Bangladesh's foreign aid pipeline has reached nearly $50 billion amid a global economic crisis that has caused a slump in the taka's value and high inflation.
The aid pipeline is made up of loans and grants to different development projects, as well as budget support commitments from development partners.
The Economic Relations Division (ERD) negotiates project loans and grants with development partners, resulting in fund commitments, which are released gradually as the projects progress.
As ERD officials explained, most of the time project funds are released in a timely manner. However, sometimes lengthy project implementation, irregularities in project implementation, and different loan conditions hamper fund release and cause aid pipelines to grow.
Unreleased funds are called aid pipelines. Compared with the $48 billion pipeline at the end of June last year, the country's balance of payments was $5.67 billion in negative territory in the first five months of this fiscal year, with an $11.79 billion trade deficit.

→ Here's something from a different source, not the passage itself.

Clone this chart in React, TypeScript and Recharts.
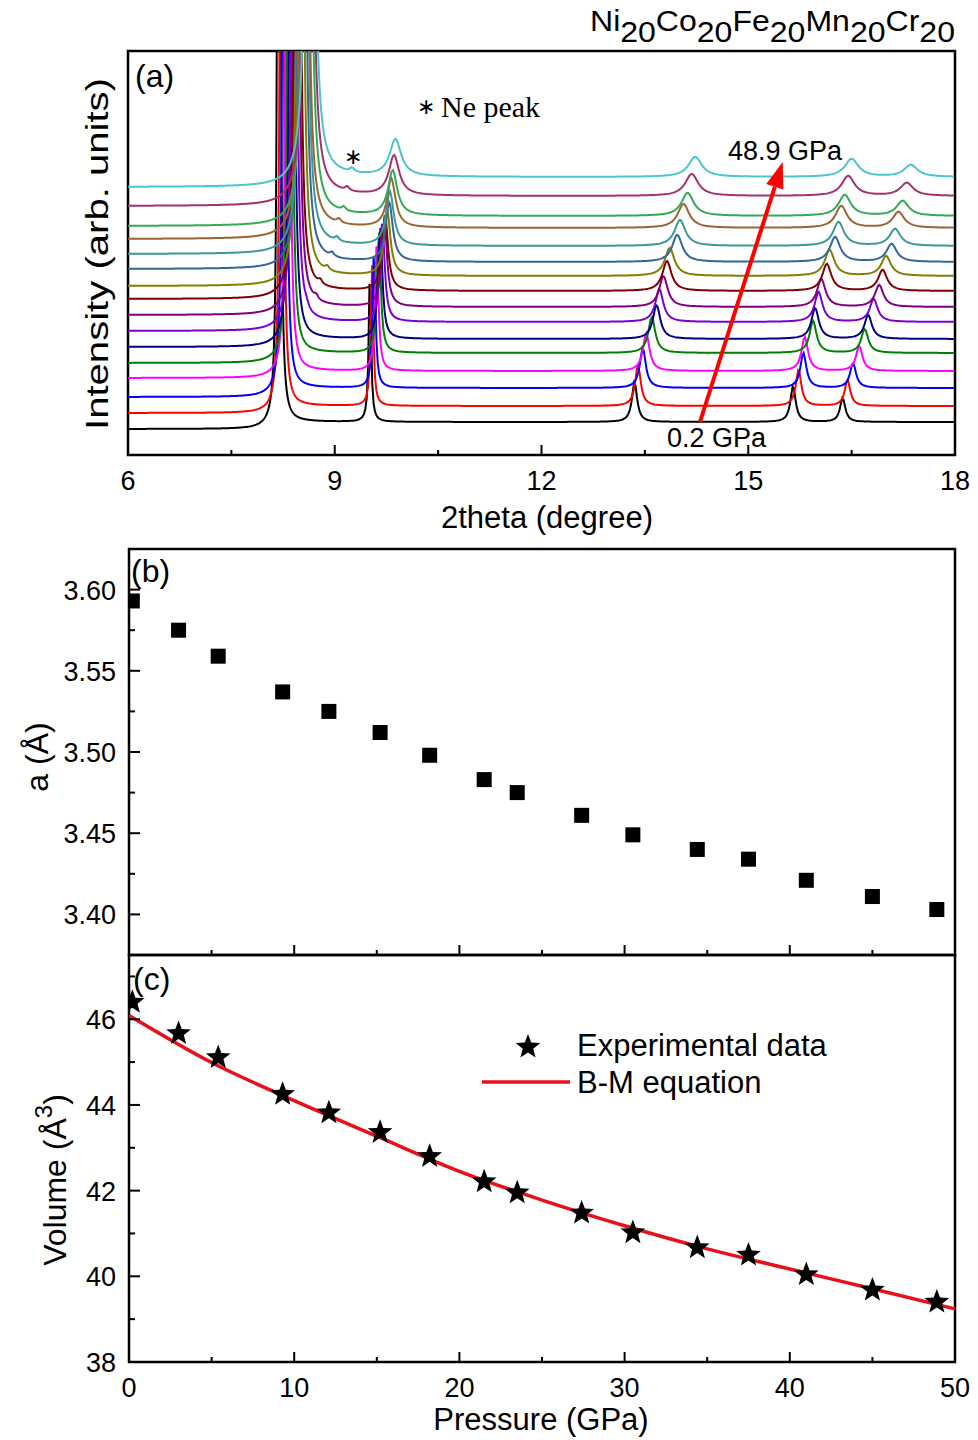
import React from 'react';
import {
  LineChart, Line, XAxis, YAxis, ReferenceArea, ReferenceLine,
  ScatterChart, Scatter, ComposedChart,
} from 'recharts';

const SANS = '"Liberation Sans", Arial, sans-serif';
const SERIF = '"Liberation Serif", "Times New Roman", serif';

// pressure steps (GPa), shared by panels (b) and (c)
const pressures = [0.2, 3.0, 5.4, 9.3, 12.1, 15.2, 18.2, 21.5, 23.5, 27.4, 30.5, 34.4, 37.5, 41.0, 45.0, 48.9];
const latticeA = [3.593, 3.575, 3.559, 3.537, 3.525, 3.512, 3.498, 3.483, 3.475, 3.461, 3.449, 3.440, 3.434, 3.421, 3.411, 3.403];
const cellVolume = [46.4, 45.67, 45.11, 44.25, 43.82, 43.36, 42.8, 42.21, 41.95, 41.48, 41.02, 40.67, 40.5, 40.04, 39.68, 39.4];

// B-M fit
const bmPressure = [0, 5, 10, 15, 20, 25, 30, 35, 40, 45, 50];
const bmVolume = [46.09, 44.99, 44.1, 43.27, 42.45, 41.78, 41.18, 40.64, 40.17, 39.71, 39.24];

// XRD patterns, bottom (0.2 GPa) to top (48.9 GPa)
const curveColors = [
  '#000000', '#ff0000', '#0000ff', '#ff00ff', '#008000', '#000080', '#7a00d6', '#800080',
  '#800000', '#808000', '#336699', '#3d9999', '#996633', '#33aa55', '#a0336e', '#4cc6cc',
];
const baseLeft = [26, 42, 58, 77, 92, 108, 124, 140, 156, 169, 186, 201, 216, 229, 249, 268];
const baseRight = [33, 49, 67, 84, 102, 116, 133, 148, 164, 179, 193, 209, 227, 239, 259, 278];
const pos111 = [8.19, 8.23, 8.27, 8.32, 8.35, 8.38, 8.41, 8.44, 8.46, 8.5, 8.53, 8.55, 8.56, 8.6, 8.62, 8.64];
const width111 = [0.012, 0.012, 0.013, 0.013, 0.014, 0.015, 0.016, 0.017, 0.018, 0.019, 0.02, 0.021, 0.022, 0.023, 0.024, 0.025];
const pos200 = [9.51, 9.54, 9.57, 9.61, 9.64, 9.66, 9.69, 9.72, 9.73, 9.76, 9.79, 9.8, 9.82, 9.84, 9.86, 9.88];
const height200 = [150, 145, 138, 130, 122, 112, 100, 88, 76, 66, 60, 54, 49, 45, 40, 37];
const width200 = [0.02, 0.022, 0.025, 0.028, 0.032, 0.036, 0.04, 0.045, 0.05, 0.055, 0.06, 0.067, 0.073, 0.08, 0.09, 0.1];
const pos220 = [13.35, 13.4, 13.47, 13.52, 13.6, 13.67, 13.71, 13.77, 13.82, 13.86, 13.97, 14.01, 14.06, 14.12, 14.18, 14.23];
const height220 = [40, 41, 40, 38, 36, 34, 33, 31, 30, 28, 27, 26, 24, 23, 22, 20];
const pos311 = [15.65, 15.73, 15.8, 15.82, 15.94, 15.97, 16.02, 16.06, 16.14, 16.18, 16.26, 16.31, 16.35, 16.4, 16.45, 16.5];
const height311 = [36, 36, 35, 34, 32, 31, 30, 28, 27, 26, 25, 24, 22, 21, 20, 18];
const pos222 = [16.37, 16.44, 16.52, 16.61, 16.69, 16.74, 16.82, 16.9, 16.95, 17.0, 17.08, 17.13, 17.18, 17.24, 17.3, 17.36];
const height222 = [24, 26, 25, 25, 24, 24, 23, 22, 21, 20, 18, 17, 16, 15, 13, 12];
const widthHigh = [0.045, 0.048, 0.052, 0.056, 0.06, 0.064, 0.068, 0.073, 0.078, 0.083, 0.088, 0.094, 0.1, 0.106, 0.112, 0.118];
const posNe = [0, 0, 0, 0, 0, 0, 8.59, 8.73, 8.79, 8.89, 8.96, 9.03, 9.06, 9.13, 9.18, 9.25];
const heightNe = [0, 0, 0, 0, 0, 0, 4, 4, 4, 4, 4, 4, 4, 4, 4, 4];

const ticksTheta = [6, 7.5, 9, 10.5, 12, 13.5, 15, 16.5, 18];
const ticksP = [0, 5, 10, 15, 20, 25, 30, 35, 40, 45, 50];
const ticksA = [3.4, 3.425, 3.45, 3.475, 3.5, 3.525, 3.55, 3.575, 3.6];
const ticksV = [38, 39, 40, 41, 42, 43, 44, 45, 46, 47];

const lor = (x: number, c: number, h: number, g: number) => (h * g * g) / (g * g + (x - c) * (x - c));

// sample the read peak list on a 2theta grid (finer around the strong 111 line)
const xrdRows: Record<string, number>[] = [];
for (let x = 6; x <= 18.0001; x += x >= 7.9 && x < 9.0 ? 0.004 : 0.02) {
  const row: Record<string, number> = { x };
  for (let i = 0; i < curveColors.length; i++) {
    const bg = baseLeft[i] + (baseRight[i] - baseLeft[i]) / (1 + Math.exp(-(x - pos111[i]) / 0.12));
    let v = bg
      + lor(x, pos111[i], 3000, width111[i])
      + lor(x, pos200[i], height200[i], width200[i])
      + lor(x, pos220[i], height220[i], widthHigh[i])
      + lor(x, pos311[i], height311[i], widthHigh[i])
      + lor(x, pos222[i], height222[i], widthHigh[i]);
    if (heightNe[i]) v += lor(x, posNe[i], heightNe[i], 0.035);
    row[`s${i}`] = v;
  }
  xrdRows.push(row);
}

const latticeData = pressures.map((p, i) => ({ p, a: latticeA[i] }));
const volumeData = pressures.map((p, i) => ({ p, v: cellVolume[i] }));
const bmData = bmPressure.map((p, i) => ({ p, v: bmVolume[i] }));

const tickText = { fontFamily: SANS, fontSize: 27, fill: '#000' };

function bottomTick(isMajor: (v: number) => boolean, showLabel: boolean) {
  return (props: any) => {
    const { x, y, payload } = props;
    const v = payload.value as number;
    const major = isMajor(v);
    return (
      <g>
        <line x1={x} x2={x} y1={y} y2={y - (major ? 10 : 5)} stroke="#000" strokeWidth={2} />
        {showLabel && major && (
          <text x={x} y={y + 35} textAnchor="middle" {...tickText}>{v}</text>
        )}
      </g>
    );
  };
}

function leftTick(isMajor: (v: number) => boolean, fmt: (v: number) => string) {
  return (props: any) => {
    const { x, y, payload } = props;
    const v = payload.value as number;
    const major = isMajor(v);
    return (
      <g>
        <line x1={x} x2={x + (major ? 11 : 6)} y1={y} y2={y} stroke="#000" strokeWidth={2} />
        {major && (
          <text x={x - 13} y={y + 10} textAnchor="end" {...tickText}>{fmt(v)}</text>
        )}
      </g>
    );
  };
}

const Square = (props: any) => (
  <rect x={props.cx - 7.5} y={props.cy - 7.5} width={15} height={15} fill="#000" />
);

const starPath = (cx: number, cy: number, R: number, r: number) => {
  const pts: string[] = [];
  for (let k = 0; k < 10; k++) {
    const ang = -Math.PI / 2 + (k * Math.PI) / 5;
    const rad = k % 2 === 0 ? R : r;
    pts.push(`${(cx + rad * Math.cos(ang)).toFixed(2)},${(cy + rad * Math.sin(ang)).toFixed(2)}`);
  }
  return pts.join(' ');
};

const Star = (props: any) => <polygon points={starPath(props.cx, props.cy, 13, 5.5)} fill="#000" />;

const Arrow = (props: any) => {
  const { x1, y1, x2, y2 } = props;
  const dx = x2 - x1;
  const dy = y2 - y1;
  const len = Math.sqrt(dx * dx + dy * dy);
  const ux = dx / len;
  const uy = dy / len;
  const bx = x2 - ux * 26;
  const by = y2 - uy * 26;
  return (
    <g>
      <line x1={x1} y1={y1} x2={bx} y2={by} stroke="#ff0000" strokeWidth={4} />
      <polygon
        points={`${x2},${y2} ${bx - uy * 9},${by + ux * 9} ${bx + uy * 9},${by - ux * 9}`}
        fill="#ff0000"
      />
    </g>
  );
};

const frame = { fill: 'none', stroke: '#000', strokeWidth: 2.5 };

export default function App() {
  return (
    <div style={{ position: 'absolute', left: 0, top: 0, width: 978, height: 1440, background: '#fff' }}>
      {/* (a) XRD patterns */}
      <div style={{ position: 'absolute', left: 0, top: 0 }}>
        <LineChart width={978} height={540} data={xrdRows} margin={{ top: 51, right: 23, bottom: 55, left: 100 }}>
          <XAxis
            dataKey="x" type="number" domain={[6, 18]} ticks={ticksTheta} interval={0}
            tickSize={0} tickMargin={0} axisLine={false} tickLine={false} height={30}
            tick={bottomTick((v) => v % 3 === 0, true)} allowDataOverflow
          />
          <YAxis type="number" domain={[0, 404]} allowDataOverflow width={28} axisLine={false} tickLine={false} tick={false} />
          {curveColors.map((c, i) => (
            <Line key={i} type="linear" dataKey={`s${i}`} stroke={c} strokeWidth={2} dot={false} isAnimationActive={false} />
          ))}
          <ReferenceArea x1={6} x2={18} y1={0} y2={404} {...frame} fillOpacity={0} ifOverflow="visible" />
          <ReferenceLine segment={[{ x: 14.3, y: 33 }, { x: 15.5, y: 293 }]} shape={Arrow} ifOverflow="visible" />
        </LineChart>
      </div>

      {/* (c) volume */}
      <div style={{ position: 'absolute', left: 0, top: 940 }}>
        <ComposedChart width={978} height={500} margin={{ top: 15, right: 23, bottom: 48, left: 101 }}>
          <XAxis
            dataKey="p" type="number" domain={[0, 50]} ticks={ticksP} interval={0}
            tickSize={0} tickMargin={0} axisLine={false} tickLine={false} height={30}
            tick={bottomTick((v) => v % 10 === 0, true)} allowDataOverflow
          />
          <YAxis
            dataKey="v" type="number" domain={[38, 47.5]} ticks={ticksV} interval={0}
            tickSize={0} tickMargin={0} axisLine={false} tickLine={false} width={28}
            tick={leftTick((v) => v % 2 === 0, (v) => String(v))} allowDataOverflow
          />
          <Line data={bmData} type="monotone" dataKey="v" stroke="#e8101a" strokeWidth={3.5} dot={false} isAnimationActive={false} />
          <Scatter data={volumeData} dataKey="v" shape={Star} isAnimationActive={false} />
          <ReferenceArea x1={0} x2={50} y1={38} y2={47.5} {...frame} fillOpacity={0} ifOverflow="visible" />
        </ComposedChart>
      </div>

      {/* (b) lattice parameter */}
      <div style={{ position: 'absolute', left: 0, top: 530 }}>
        <ScatterChart width={978} height={470} margin={{ top: 19, right: 23, bottom: 15, left: 101 }}>
          <XAxis
            dataKey="p" type="number" domain={[0, 50]} ticks={ticksP} interval={0}
            tickSize={0} tickMargin={0} axisLine={false} tickLine={false} height={30}
            tick={bottomTick((v) => v % 10 === 0, false)} allowDataOverflow
          />
          <YAxis
            dataKey="a" type="number" domain={[3.375, 3.625]} ticks={ticksA} interval={0}
            tickSize={0} tickMargin={0} axisLine={false} tickLine={false} width={28}
            tick={leftTick((v) => Math.round(v * 1000) % 50 === 0, (v) => v.toFixed(2))} allowDataOverflow
          />
          <Scatter data={latticeData} dataKey="a" shape={Square} isAnimationActive={false} />
          <ReferenceArea x1={0} x2={50} y1={3.375} y2={3.625} {...frame} fillOpacity={0} ifOverflow="visible" />
        </ScatterChart>
      </div>

      {/* labels and legend */}
      <svg width={978} height={1440} style={{ position: 'absolute', left: 0, top: 0, pointerEvents: 'none' }}>
        <g fontFamily={SANS} fill="#000">
          <text x={590} y={31} fontSize={29} textLength={365} lengthAdjust="spacingAndGlyphs">
            <tspan>Ni</tspan><tspan dy={11}>20</tspan>
            <tspan dy={-11}>Co</tspan><tspan dy={11}>20</tspan>
            <tspan dy={-11}>Fe</tspan><tspan dy={11}>20</tspan>
            <tspan dy={-11}>Mn</tspan><tspan dy={11}>20</tspan>
            <tspan dy={-11}>Cr</tspan><tspan dy={11}>20</tspan>
          </text>
          <text x={135} y={87} fontSize={32}>(a)</text>
          <text x={131} y={582} fontSize={32}>(b)</text>
          <text x={133} y={990} fontSize={32}>(c)</text>
          <text x={728} y={160} fontSize={27}>48.9 GPa</text>
          <text x={667} y={447} fontSize={27}>0.2 GPa</text>
          <text x={547} y={528} fontSize={31} textAnchor="middle">2theta (degree)</text>
          <text x={541} y={1430} fontSize={31} textAnchor="middle">Pressure (GPa)</text>
          <text transform="translate(108,254) rotate(-90)" fontSize={32} textAnchor="middle" textLength={352} lengthAdjust="spacingAndGlyphs">
            Intensity (arb. units)
          </text>
          <text transform="translate(48,757) rotate(-90)" fontSize={32} textAnchor="middle">a (Å)</text>
          <text transform="translate(66,1180) rotate(-90)" fontSize={32} textAnchor="middle">
            Volume (Å<tspan dy={-14} fontSize={24}>3</tspan><tspan dy={14}>)</tspan>
          </text>
          <polygon points={starPath(528, 1047, 13, 5.5)} fill="#000" />
          <text x={577} y={1056} fontSize={31}>Experimental data</text>
          <line x1={482} x2={570} y1={1082} y2={1082} stroke="#e8101a" strokeWidth={3.5} />
          <text x={577} y={1093} fontSize={31}>B-M equation</text>
        </g>
        <g fontFamily={SERIF} fill="#000">
          <text x={426} y={114} fontSize={22} textAnchor="middle">∗</text>
          <text x={441} y={117} fontSize={30}>Ne peak</text>
          <text x={353} y={164} fontSize={22} textAnchor="middle">∗</text>
        </g>
      </svg>
    </div>
  );
}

The taka lost its value against the greenback after large mismatches between imports and exports. The central bank's foreign exchange reserves are also rapidly depleting due to the dollar crisis.
"Development partners' committed funds may not be released timely due to project management issues. If the project is not implemented, there is no scope for fund release," said former World Bank economist Dr Zahid Hussain.
With a committed fund of $3.7 billion, the World Bank has the highest commitment in the pipeline, followed by the Asian Development Bank with $1.1 billion. In total, $12.38 billion is expected to be released in the current fiscal year.
Planning Minister MA Mannan thinks that the funds stuck in the pipeline should be released fast.
“Foreign funds are mobilized by the finance ministry, but the projects are implemented by the concerned ministries or divisions,” he said, adding: “The planning ministry oversees project implementation and we're doing it properly.”
According to the planning minister, development partners are focusing on quality project implementation and the government is cutting costs.
Dr Zahid Hussain emphasized the importance of timely and quality project implementation, which he suggested the government should more closely monitor.
He also recommended that the government intensify its efforts to secure the committed budget support.